Cost effective and sustainable sales training
In order to combine cost effectiveness and the sustainability of training initiatives, there is a clear shift towards breaking up training into an array of smaller learning events with more on-line components and on-site-training to avoid unprofitable employee down times.
The term Adaptive Learning is often used for this approach. This is a methodology that breaks traditional models and allows employees to learn at their own pace. Employees can be monitored individually and in real time to determine what learning approach will best suit their needs. It adds flexibility to learning, but also requires an individual analysis of what learning each employee needs; a differentiation deeper than just looking at the time a team member has spent in an organisation or role. This approach usually is accompanied by methods of Blended Learning, which in this context becomes much more than just a mix of media and methods. A blended approach uses, for example, online learning or videos, as well as traditional classroom training, and on-the-job coaching to take the participants step-by-step through a complex programme that constantly feeds in new knowledge, helps transform this knowledge into skills, and provides the support to apply these skills immediately to create real results.

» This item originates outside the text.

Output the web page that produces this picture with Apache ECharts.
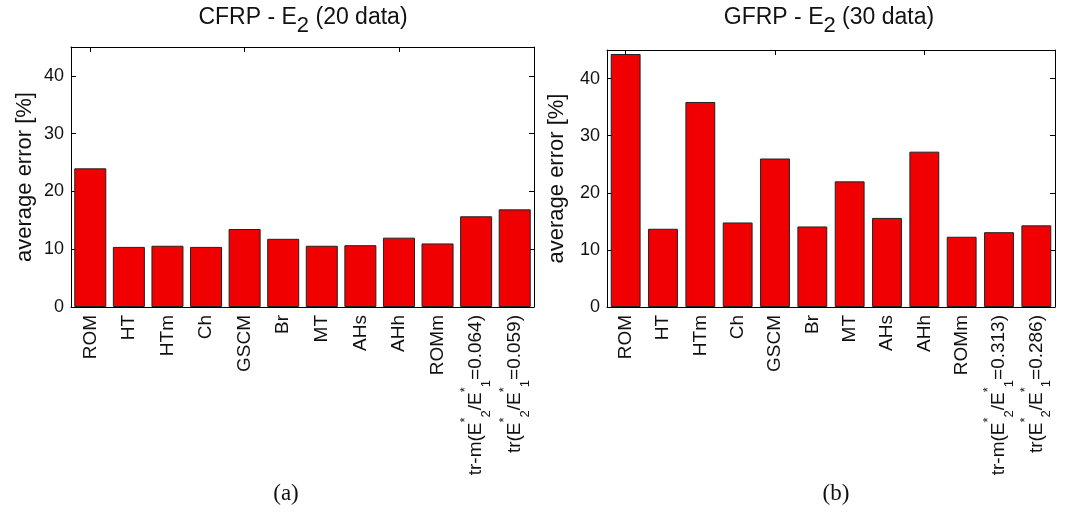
<!DOCTYPE html>
<html>
<head>
<meta charset="utf-8">
<script src="https://cdn.jsdelivr.net/npm/echarts@6/dist/echarts.min.js"></script>
<style>
  html, body { margin: 0; padding: 0; background: #fff; }
  #chart { width: 1088px; height: 521px; }
</style>
</head>
<body>
<div id="chart"></div>
<script>
// Method names along the x axis (same for both panels except the last two)
const methods = ['ROM', 'HT', 'HTm', 'Ch', 'GSCM', 'Br', 'MT', 'AHs', 'AHh', 'ROMm'];
const cfrpExtra = ['tr-m(E2*/E1*=0.064)', 'tr(E2*/E1*=0.059)'];
const gfrpExtra = ['tr-m(E2*/E1*=0.313)', 'tr(E2*/E1*=0.286)'];

// Average error [%] per method
const cfrpErrors = [24.0, 10.4, 10.6, 10.4, 13.5, 11.8, 10.6, 10.7, 12.0, 11.0, 15.7, 16.9];
const gfrpErrors = [44.3, 13.7, 35.9, 14.8, 26.0, 14.1, 22.0, 15.6, 27.2, 12.3, 13.1, 14.3];

// Panel titles and captions
const titles = ['CFRP - E{sub|2} (20 data)', 'GFRP - E{sub|2} (30 data)'];
const captions = ['(a)', '(b)'];
const yTicks = [0, 10, 20, 30, 40];

const cfrpCats = methods.concat(cfrpExtra);
const gfrpCats = methods.concat(gfrpExtra);

const FONT = 'Liberation Sans, Arial, sans-serif';

// turn "E2*" into E with a starred superscript followed by a numeric subscript
function richLabel(s) {
  return s.replace(/E(\d)\*/g, 'E{sup|*}{sub|$1}');
}

const labelRich = {
  sup: { fontSize: 13, fontFamily: FONT, color: '#111', verticalAlign: 'top', lineHeight: 12 },
  sub: { fontSize: 13, fontFamily: FONT, color: '#111', verticalAlign: 'bottom', lineHeight: 12 }
};

const titleRich = {
  sub: { fontSize: 22, fontFamily: FONT, color: '#111', verticalAlign: 'bottom', lineHeight: 22 }
};

const chart = echarts.init(document.getElementById('chart'), null, { renderer: 'canvas' });

const grids = [
  { left: 71, right: 554, top: 47, bottom: 214 },
  { left: 607, right: 33, top: 50, bottom: 214 }
];

function xAxes(gi, cats) {
  return [
    {
      type: 'category', gridIndex: gi, data: cats, position: 'bottom',
      axisLine: { onZero: false, lineStyle: { color: '#000', width: 1 } },
      axisTick: { show: false },
      axisLabel: {
        rotate: 90, fontSize: 19, fontFamily: FONT, color: '#111', margin: 8, lineHeight: 34,
        interval: 0, formatter: richLabel, rich: labelRich
      }
    },
    {
      type: 'category', gridIndex: gi, data: cats, position: 'top',
      axisLine: { onZero: false, lineStyle: { color: '#000', width: 1 } },
      axisTick: { show: true, inside: true, alignWithLabel: true, length: 5, lineStyle: { color: '#000' } },
      axisLabel: { show: false }
    }
  ];
}

function yAxes(gi, nameGap) {
  const common = {
    type: 'value', gridIndex: gi, min: 0, max: 45, interval: 10,
    splitLine: { show: false },
    axisLine: { show: true, onZero: false, lineStyle: { color: '#000', width: 1 } },
    axisTick: { show: true, inside: true, length: 5, lineStyle: { color: '#000' } }
  };
  return [
    Object.assign({}, common, {
      position: 'left',
      name: 'average error [%]', nameLocation: 'middle', nameGap: nameGap,
      nameTextStyle: { fontSize: 22, fontFamily: FONT, color: '#111' },
      axisLabel: {
        fontSize: 18, fontFamily: FONT, color: '#111', margin: 7, showMaxLabel: false,
        formatter: v => (yTicks.indexOf(v) >= 0 ? String(v) : '')
      }
    }),
    Object.assign({}, common, {
      position: 'right',
      axisLabel: { show: false }
    })
  ];
}

const barStyle = { color: '#f00000', borderColor: '#222', borderWidth: 1 };

function titleText(x, text) {
  return {
    type: 'text', x: x, y: 18,
    style: {
      text: text, fontSize: 23, fontFamily: FONT, fill: '#111', lineHeight: 38,
      align: 'center', verticalAlign: 'middle', rich: titleRich
    }
  };
}

function captionText(x, text) {
  return {
    type: 'text', x: x, y: 482,
    style: { text: text, fontSize: 23, fontFamily: 'Liberation Serif, Times New Roman, serif', fill: '#111', align: 'center' }
  };
}

const option = {
  animation: false,
  backgroundColor: '#fff',
  grid: grids,
  xAxis: xAxes(0, cfrpCats).concat(xAxes(1, gfrpCats)),
  yAxis: yAxes(0, 35).concat(yAxes(1, 39)),
  series: [
    { type: 'bar', xAxisIndex: 0, yAxisIndex: 0, data: cfrpErrors, barCategoryGap: '17%', itemStyle: barStyle },
    { type: 'bar', xAxisIndex: 2, yAxisIndex: 2, data: gfrpErrors, barCategoryGap: '20%', itemStyle: barStyle }
  ],
  graphic: [
    titleText(303, titles[0]),
    titleText(829, titles[1]),
    captionText(286, captions[0]),
    captionText(836, captions[1])
  ]
};

chart.setOption(option);
</script>
</body>
</html>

Additionally, from a management perspective, this approach makes it much more visible if and where learning works, and where additional support is required. Adjustments can and have to be made on short notice, and that reduces long term controlling (which often results in frustrating “if only we had…” experiences). This blended approach also accommodates the 70/20/10 Learning Model. This model indicates that most learning (70% as a rough figure) occurs as part of the workflow and not in away-from-work training situations (10% of the learning). Coaching and other forms of interaction bridge training and practical doing to form the remaining 20%. This model extends learning beyond the classroom and course paradigm and provides a framework for improving and extending traditional training, utilising the workplace and social learning. It gives organisations the opportunity to create a Perpetual Learning Environment which is the key to the overall cultural change in Learning & Development: Learning is not an isolated event anymore, it is an integral part of everyday (online or offline) training, coaching support by sales managers, and conscious applied work improvements by every member of a team.
The overall goal is, (without cutting the learning process into pieces that are too small), to ensure continuous learning “bursts” or “impulses” that help to create a culture where learning is not the exceptional event where you “get away from work for a while” but an integral part of your work, where a conscious learning mind forms the organisation’s core element and is considered on a daily basis. The key person to create, perpetuate, and lead such a model to success obviously will be the learner, with a strong focus on leadership development to back this up and help shift L&D from owning the learning process to providing the basis and support for a Perpetual Learning Environment.
Remember everybody lives by selling something.